Kurt Wallander intuía un tono de reproche en su voz. «Vieja gruñona», pensó. «¿Tú me vas a enseñar a cooperar con las autoridades de la fiscalía?»

– En realidad no tenemos mucha cosa -dijo, y se dio cuenta de que hablaba con voz cortante.

– ¿Estáis a punto de detener a alguien?

– No. Pero he pensado en daros un pequeño informe.

– Gracias -dijo la mujer-. ¿Quedamos a las once aquí en mi despacho? Tengo una detención a las diez y cuarto. Estaré de vuelta a las once.

– Tal vez llegue con un poco de retraso. Tenemos una reunión de investigación a las diez. Puede alargarse.

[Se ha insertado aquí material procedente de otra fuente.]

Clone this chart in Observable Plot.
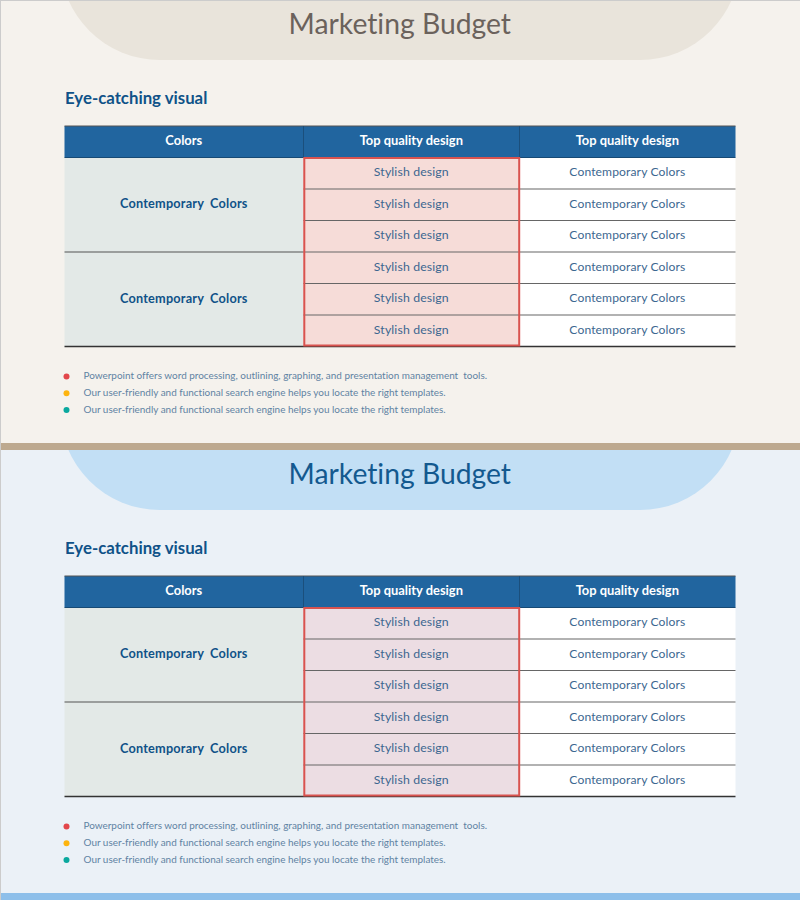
<!DOCTYPE html>
<html>
<head>
<meta charset="utf-8">
<script src="https://cdn.jsdelivr.net/npm/d3@7"></script>
<script src="https://cdn.jsdelivr.net/npm/@observablehq/plot@0.6"></script>
<style>
html,body{margin:0;padding:0;background:#f5f2ed;}
svg{display:block;font-variant-ligatures:none;}
svg text{font-variant-ligatures:none;}
.grp{word-spacing:3px;letter-spacing:.2px;}
.row{letter-spacing:.12px;}
.note{white-space:pre;}
</style>
</head>
<body>
<div id="chart"></div>
<script>
// Content
const titleText = "Marketing Budget";
const subtitleText = "Eye-catching visual";
const headers = ["Colors", "Top quality design", "Top quality design"];
const groupLabels = ["Contemporary Colors", "Contemporary Colors"];
const middleLabels = ["Stylish design","Stylish design","Stylish design","Stylish design","Stylish design","Stylish design"];
const rightLabels = ["Contemporary Colors","Contemporary Colors","Contemporary Colors","Contemporary Colors","Contemporary Colors","Contemporary Colors"];
const notes = [
  "Powerpoint offers word processing, outlining, graphing, and presentation management  tools.",
  "Our user-friendly and functional search engine helps you locate the right templates.",
  "Our user-friendly and functional search engine helps you locate the right templates."
];
// Palette
const noteColors = ["#e2474b", "#fdb40f", "#0aa89e"];
const panelBg = ["#f5f2ed", "#ebf1f7"];
const panelBand = ["#bda98f", "#8dbfea"];
const capFill = ["#e9e4db", "#c2dff5"];
const titleColor = ["#6b625c", "#13598f"];
const pinkFill = ["#f6dcd8", "#ecdde3"];
// Layout
const W = 800, H = 900, panelH = 450, bandH = 7;
const colEdges = [64.5, 303.5, 519.5, 735.5];
const headTop = 126, headBot = 157.5, rowH = 31.5, rowCount = 6;
const textShift = -0.7;
const sans = "Lato, 'Open Sans', sans-serif";
const blue = "#0f5288", rowText = "#3c6790", head = "#21659f";

const mid = i => (colEdges[i] + colEdges[i + 1]) / 2 + textShift;
const rowEdge = i => headBot + i * rowH;
const idx = d3.range(2);

const marks = [];
// panels are painted bottom first so panel 2's cap is covered by panel 1
for (const p of [1, 0]) {
  const o = p * panelH;
  marks.push(
    Plot.rect([p], {x1: 0, x2: W, y1: o, y2: o + panelH - bandH, fill: panelBg[p]}),
    Plot.rect([p], {x1: 60, x2: 740, y1: o - 200, y2: o + 60, r: 100, fill: capFill[p]}),
    Plot.rect([p], {x1: 0, x2: W, y1: o + panelH - bandH, y2: o + panelH, fill: panelBand[p]})
  );
}
for (const p of idx) {
  const o = p * panelH;
  marks.push(
    Plot.text([titleText], {x: W / 2 + textShift, y: o + 24, text: d => d, fontSize: 28.3, fontFamily: sans, fill: titleColor[p]}),
    Plot.text([subtitleText], {x: colEdges[0], y: o + 98, text: d => d, textAnchor: "start", fontSize: 16.8, fontWeight: 700, fontFamily: sans, fill: blue}),
    // header
    Plot.rect(headers, {x1: (d, i) => colEdges[i], x2: (d, i) => colEdges[i + 1], y1: o + headTop, y2: o + headBot, fill: head}),
    Plot.text(headers, {x: (d, i) => mid(i), y: o + 140.5, text: d => d, fill: "#fff", fontWeight: 700, fontSize: 12.9, fontFamily: sans}),
    // body fills
    Plot.rect(groupLabels, {x1: colEdges[0], x2: colEdges[1], y1: (d, i) => o + rowEdge(i * 3), y2: (d, i) => o + rowEdge(i * 3 + 3), fill: "#e3e9e7"}),
    Plot.rect(middleLabels, {x1: colEdges[1], x2: colEdges[2], y1: (d, i) => o + rowEdge(i), y2: (d, i) => o + rowEdge(i + 1), fill: pinkFill[p]}),
    Plot.rect(rightLabels, {x1: colEdges[2], x2: colEdges[3], y1: (d, i) => o + rowEdge(i), y2: (d, i) => o + rowEdge(i + 1), fill: "#fff"}),
    // rules
    Plot.ruleY([o + headTop - 0.5], {x1: colEdges[0], x2: colEdges[3], stroke: "#555", strokeWidth: 1}),
    Plot.ruleX([colEdges[1] - 0.5], {y1: o + headTop, y2: o + headBot, stroke: "#1b4f7c", strokeWidth: 1}),
    Plot.ruleX([colEdges[2] - 0.5], {y1: o + headTop, y2: o + headBot, stroke: "#1b4f7c", strokeWidth: 1}),
    Plot.ruleY([o + headBot - 0.5], {x1: colEdges[0], x2: colEdges[3], stroke: "#174a75", strokeWidth: 1}),
    Plot.ruleY(d3.range(1, rowCount), {y: i => o + rowEdge(i) - 0.5, x1: colEdges[1], x2: colEdges[3], stroke: "#666", strokeWidth: 1.2}),
    Plot.ruleY([o + rowEdge(3) - 0.5], {x1: colEdges[0], x2: colEdges[1], stroke: "#555", strokeWidth: 1.2}),
    Plot.ruleY([o + rowEdge(rowCount) - 0.5], {x1: colEdges[0], x2: colEdges[3], stroke: "#333", strokeWidth: 1.3}),
    // highlight box
    Plot.rect([p], {x1: colEdges[1] + 0.8, x2: colEdges[2] - 0.3, y1: o + headBot + 0.5, y2: o + rowEdge(rowCount) - 1, stroke: "#d9534f", strokeWidth: 2, fill: "none"}),
    // text
    Plot.text(groupLabels, {x: mid(0), y: (d, i) => o + rowEdge(i * 3 + 1.5) - 1.3, text: d => d, fontWeight: 700, fontSize: 12.7, fontFamily: sans, fill: blue, className: "grp"}),
    Plot.text(middleLabels, {x: mid(1), y: (d, i) => o + rowEdge(i + 0.5) - 1.5, text: d => d, fontSize: 12.3, fontFamily: sans, fill: rowText, className: "row"}),
    Plot.text(rightLabels, {x: mid(2), y: (d, i) => o + rowEdge(i + 0.5) - 1.5, text: d => d, fontSize: 12.1, fontFamily: sans, fill: rowText, className: "row"}),
    // notes
    Plot.dot(notes, {x: 66, y: (d, i) => o + 376 + i * 16.7, r: 3, fill: (d, i) => noteColors[i], stroke: null}),
    Plot.text(notes, {x: 83, y: (d, i) => o + 375.5 + i * 16.7, text: d => d, textAnchor: "start", fontSize: 9.95, fontFamily: sans, fill: "#5f83a3", className: "note"})
  );
}
// page edge
marks.push(
  Plot.ruleX([0], {y1: 0, y2: H, stroke: "#ccc", strokeWidth: 1}),
  Plot.ruleY([0], {x1: 0, x2: W, stroke: "#ccc", strokeWidth: 1})
);

const chart = Plot.plot({
  width: W, height: H,
  marginTop: 0, marginRight: 0, marginBottom: 0, marginLeft: 0,
  x: {domain: [0, W], range: [0, W], axis: null},
  y: {domain: [0, H], range: [0, H], axis: null},
  style: {background: "transparent"},
  marks
});
document.getElementById("chart").appendChild(chart);
</script>
</body>
</html>
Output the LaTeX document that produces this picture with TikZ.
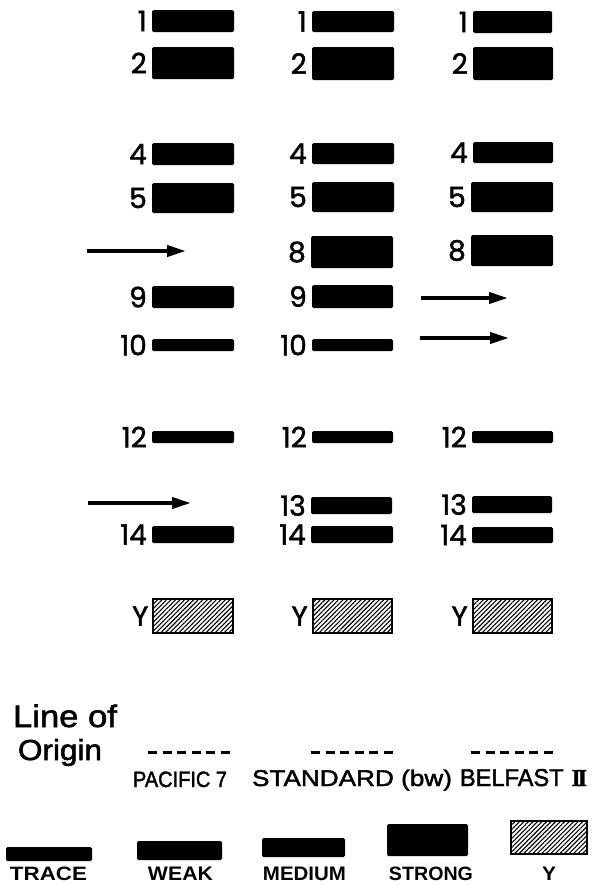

– Inténtalo para las once.

La conversación se acabó y Wallander se quedó sentado con el auricular en la mano.

La cooperación entre la policía y los fiscales no siempre era sencilla. Pero Kurt Wallander había forjado una relación poco rutinaria y de confianza con Per Ǻkeson. A menudo se llamaban y se pedían consejos. Raras veces, casi nunca, había desavenencias ante una detención o una puesta en libertad.

– Coño -dijo en voz alta-. Anette Brolin, ¿quién es?

En aquel momento oyó el inconfundible paso renqueante de Rydberg en el pasillo. Sacó la cabeza por la puerta y le pidió que entrara. Rydberg llevaba una chaqueta de piel pasada de moda y una boina. Al sentarse hizo una mueca.

– ¿Te duele? -preguntó Kurt Wallander señalando la pierna.

– La lluvia me va bien -dijo Rydberg-. O la nieve. O el frío. Pero esta maldita pierna no aguanta el viento. ¿Qué querías?

Kurt Wallander le explicó la amenaza anónima que había recibido durante la noche.

– ¿Qué crees? -preguntó al acabar-. ¿Es serio o no?

– Serio. Por lo menos tenemos que obrar como si lo fuera.

– Pensaba dar una rueda de prensa esta tarde. Explicamos el estado de la investigación y nos centramos en el relato de Lars Herdin. Sin decir su nombre, por supuesto. Luego explico lo de la amenaza. Y digo que ninguno de los rumores sobre extranjeros tiene fundamento.

– De hecho no es la verdad -replicó Rydberg con tono dubitativo.

– ¿A qué te refieres?

– La mujer dijo lo que dijo. Y el nudo quizá sea argentino.

– ¿Cómo lo vas a relacionar con un atraco que probablemente hayan cometido unas personas que conocen muy bien a Johannes Lövgren?

– No lo sé todavía. Creo que es demasiado pronto para sacar conclusiones. ¿No te parece?

– Conclusiones provisionales -dijo Kurt Wallander-. En todo trabajo policial se trata de sacar conclusiones. Las que se desechan o las que se siguen elaborando.

Rydberg movía su pierna dolorida.

– ¿Qué has pensado hacer acerca del soplo? -preguntó.

– Me voy a cabrear en la reunión -dijo Kurt Wallander-. Luego Björk se tendrá que encargar cuando vuelva.

– ¿Qué crees que hará?

– Nada.

– Eso es.

Kurt Wallander abrió los brazos.

– Vale más aceptarlo de una vez. Al que haya dado el soplo a la televisión no se le retorcerá la nariz. A propósito, ¿cuánto crees que paga la televisión sueca a los policías soplones?

– Probablemente demasiado -dijo Rydberg-. Por eso no tienen dinero para hacer buenos programas.

Rydberg se levantó de la silla.

– No olvides una cosa -dijo cuando ya estaba con la mano en el pomo de la puerta-. Un poli que da un soplo puede volver a darlo.

– ¿Qué quieres decir?

– Puede aferrarse a que una de nuestras pistas señala a unos extranjeros. De hecho es la verdad.

– No es ninguna pista -dijo Kurt Wallander-. Son las últimas palabras confusas de una anciana aturdida y moribunda.

Rydberg se encogió de hombros.

– Haz lo que quieras -dijo-. Nos vemos dentro de un rato.

La reunión de investigación no pudo ir peor. Kurt Wallander había decidido empezar con lo del soplo y las consecuencias que podrían temerse. Describiría la llamada anónima que había recibido y luego recogería las opiniones sobre lo que se tendría que hacer antes de que acabara el plazo. Pero cuando se quejó con rabia de que uno de los presentes era tan desleal que distribuía información confidencial y tal vez también recibiese dinero a cambio, le respondieron con protestas airadas. Varios de los policías afirmaban que el rumor muy bien podía haberse filtrado desde el hospital. ¿No estaban presentes tanto médicos como enfermeras cuando la anciana pronunció sus últimas palabras?